Pro practice — tie model monitoring to your SLO framework: Define explicit Model Performance SLOs alongside your reliability SLOs. For example: "The fraud detection model AUROC must remain above 0.91 on the rolling 7-day labeled evaluation window, with a 99.5% monthly budget." When the performance SLO is burned down, the response is a retrain-and-promote incident, managed the same way you manage reliability incidents — with an incident commander, a timeline, and a postmortem. This organizational alignment between SRE and ML engineering is one of the markers of a mature ML operations practice.

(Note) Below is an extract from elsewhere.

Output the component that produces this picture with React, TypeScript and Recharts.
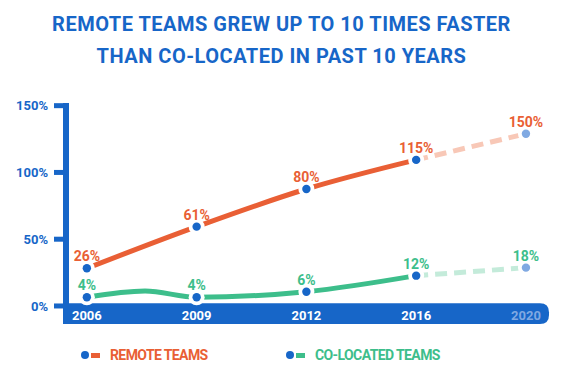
import { ComposedChart, Line, XAxis, YAxis, ReferenceArea, LabelList } from "recharts";

// colours
const BLUE = "#1766c8";
const BLUE_LIGHT = "#80a9e2";
const ORANGE = "#e95f35";
const ORANGE_LIGHT = "#f8c8b7";
const GREEN = "#3dbe8b";
const GREEN_LIGHT = "#c4ebda";
const FONT = "Roboto, 'Noto Sans', sans-serif";

const years = ["2006", "2009", "2012", "2016", "2020"];
// printed labels
const remoteLabels = ["26%", "61%", "80%", "115%", "150%"];
const colocatedLabels = ["4%", "4%", "6%", "12%", "18%"];
// heights as they are drawn (the designer didn't keep to the axis)
const remoteLevels = [28.2, 59.4, 87.6, 109.4, 129];
const colocatedLevels = [6.5, 6.5, 10.7, 22.7, 28.7];
// little wobble in the green line between 2006 and 2009
const colocatedBump = { x: 0.53, y: 11.2 };
const yTicks = [0, 50, 100, 150];
const projectFrom = 3; // 2016 -> 2020 is dashed

const rows: any[] = years.map((_, i) => ({
  x: i,
  remote: i <= projectFrom ? remoteLevels[i] : null,
  remoteProj: i >= projectFrom ? remoteLevels[i] : null,
  colo: i <= projectFrom ? colocatedLevels[i] : null,
  coloProj: i >= projectFrom ? colocatedLevels[i] : null,
  remoteTxt: i <= projectFrom ? remoteLabels[i] : null,
  remoteProjTxt: i > projectFrom ? remoteLabels[i] : null,
  coloTxt: i <= projectFrom ? colocatedLabels[i] : null,
  coloProjTxt: i > projectFrom ? colocatedLabels[i] : null,
}));
rows.push({ x: colocatedBump.x, colo: colocatedBump.y, hideDot: true });
rows.sort((a, b) => a.x - b.x);

const makeDot = (fill: string, onlyAfter = -1) => (props: any) => {
  const { cx, cy, payload, index } = props;
  if (cx == null || cy == null || payload.hideDot || payload.x <= onlyAfter) {
    return <g key={`d-${index}`} />;
  }
  return (
    <g key={`d-${index}`}>
      <circle cx={cx} cy={cy} r={8} fill="#fff" />
      <circle cx={cx} cy={cy} r={4.2} fill={fill} />
    </g>
  );
};

const makeLabel = (fill: string) => (props: any) => {
  const { x, y, value } = props;
  if (value == null || x == null || y == null) return null;
  return (
    <text x={x} y={y - 7} textAnchor="middle" fill={fill} fontSize={14} fontWeight={700} fontFamily={FONT}>
      {value}
    </text>
  );
};

const YearTick = (props: any) => {
  const { x, y, payload } = props;
  const last = payload.value === years.length - 1;
  return (
    <text x={x} y={y - 4} textAnchor="middle" fill={last ? BLUE_LIGHT : "#fff"} fontSize={13} fontWeight={700} fontFamily={FONT}>
      {years[payload.value]}
    </text>
  );
};

// x-axis band, square on the left, rounded on the right
const Band = (props: any) => {
  const { x, y, width, height } = props;
  const l = x - 3;
  const r = x + width;
  const b = y + height;
  const rad = 9;
  const d = `M${l},${y} H${r - rad} Q${r},${y} ${r},${y + rad} V${b - rad} Q${r},${b} ${r - rad},${b} H${l} Z`;
  return <path d={d} fill={BLUE} />;
};

const legendItems = [
  { name: "REMOTE TEAMS", color: ORANGE, left: 81 },
  { name: "CO-LOCATED TEAMS", color: GREEN, left: 286 },
];

export default function App() {
  return (
    <div style={{ position: "absolute", left: 0, top: 0, width: 563, height: 384, background: "#fff", fontFamily: FONT }}>
      <div
        style={{
          position: "absolute",
          top: 8,
          left: 0,
          width: 563,
          textAlign: "center",
          color: BLUE,
          fontSize: 20,
          lineHeight: "32px",
          fontWeight: 700,
          letterSpacing: 0.5,
        }}
      >
        REMOTE TEAMS GREW UP TO 10 TIMES FASTER
        <br />
        THAN CO-LOCATED IN PAST 10 YEARS
      </div>

      <ComposedChart
        width={563}
        height={384}
        data={rows}
        margin={{ top: 103, right: 14, bottom: 40, left: 10 }}
      >
        <XAxis
          type="number"
          dataKey="x"
          domain={[-0.19, 4.21]}
          ticks={[0, 1, 2, 3, 4]}
          axisLine={false}
          tickLine={false}
          tickSize={0}
          tickMargin={0}
          height={20}
          tick={<YearTick />}
          interval={0}
        />
        <YAxis
          type="number"
          domain={[-13.5, 152]}
          ticks={yTicks}
          width={56}
          interval={0}
          tickFormatter={(v) => `${v}%`}
          axisLine={{ stroke: BLUE, strokeWidth: 6 }}
          tickLine={{ stroke: BLUE, strokeWidth: 5 }}
          tickSize={12}
          tickMargin={6}
          tick={{ fill: BLUE, fontSize: 13, fontWeight: 700, fontFamily: FONT }}
        />
        <ReferenceArea y1={-13.5} y2={2} shape={<Band />} ifOverflow="visible" />

        <Line dataKey="remoteProj" type="monotone" stroke={ORANGE_LIGHT} strokeWidth={5} strokeDasharray="12 7"
          dot={makeDot(BLUE_LIGHT, projectFrom)} activeDot={false} isAnimationActive={false}>
          <LabelList dataKey="remoteProjTxt" content={makeLabel(ORANGE)} />
        </Line>
        <Line dataKey="coloProj" type="monotone" stroke={GREEN_LIGHT} strokeWidth={5} strokeDasharray="12 7"
          dot={makeDot(BLUE_LIGHT, projectFrom)} activeDot={false} isAnimationActive={false}>
          <LabelList dataKey="coloProjTxt" content={makeLabel(GREEN)} />
        </Line>
        <Line dataKey="remote" type="monotone" stroke={ORANGE} strokeWidth={5} connectNulls
          dot={makeDot(BLUE)} activeDot={false} isAnimationActive={false}>
          <LabelList dataKey="remoteTxt" content={makeLabel(ORANGE)} />
        </Line>
        <Line dataKey="colo" type="monotone" stroke={GREEN} strokeWidth={5} connectNulls
          dot={makeDot(BLUE)} activeDot={false} isAnimationActive={false}>
          <LabelList dataKey="coloTxt" content={makeLabel(GREEN)} />
        </Line>
      </ComposedChart>

      {legendItems.map((item) => (
        <div
          key={item.name}
          style={{ position: "absolute", top: 348, left: item.left, display: "flex", alignItems: "center", height: 14 }}
        >
          <span style={{ width: 8, height: 8, borderRadius: 4, background: BLUE, display: "inline-block" }} />
          <span style={{ width: 9, height: 5, marginLeft: 2, background: item.color, display: "inline-block" }} />
          <span style={{ marginLeft: 10, color: item.color, fontSize: 14, fontWeight: 700, lineHeight: "14px", letterSpacing: -0.6 }}>
            {item.name}
          </span>
        </div>
      ))}
    </div>
  );
}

Putting It Together: A Monitoring Checklist

Before any model goes to production, validate that the following monitoring contracts are in place:

Inference logging — 100% of requests logged with features, prediction, confidence, model version, and timestamp.
Data drift job — hourly PSI/KS computation vs. training reference, custom metric pushed to Prometheus, alert at PSI > 0.2.
Prediction drift dashboard — rolling score distribution histogram and class balance tracked in Grafana.
Label pipeline — automated join of deferred ground-truth labels to inference logs, rolling AUROC/F1/RMSE computed and tracked against a performance SLO.
Feedback loop audit — documented analysis of whether the model's decisions influence its own training data, with explicit mitigation (exploration policy or counterfactual logging) if so.
Retraining trigger — automated retraining workflow (Argo, SageMaker Pipelines) wired to drift alerts, not just run on a fixed schedule.
Champion/challenger shadow evaluation — every new model version runs in shadow mode against live traffic for a minimum evaluation window before promotion.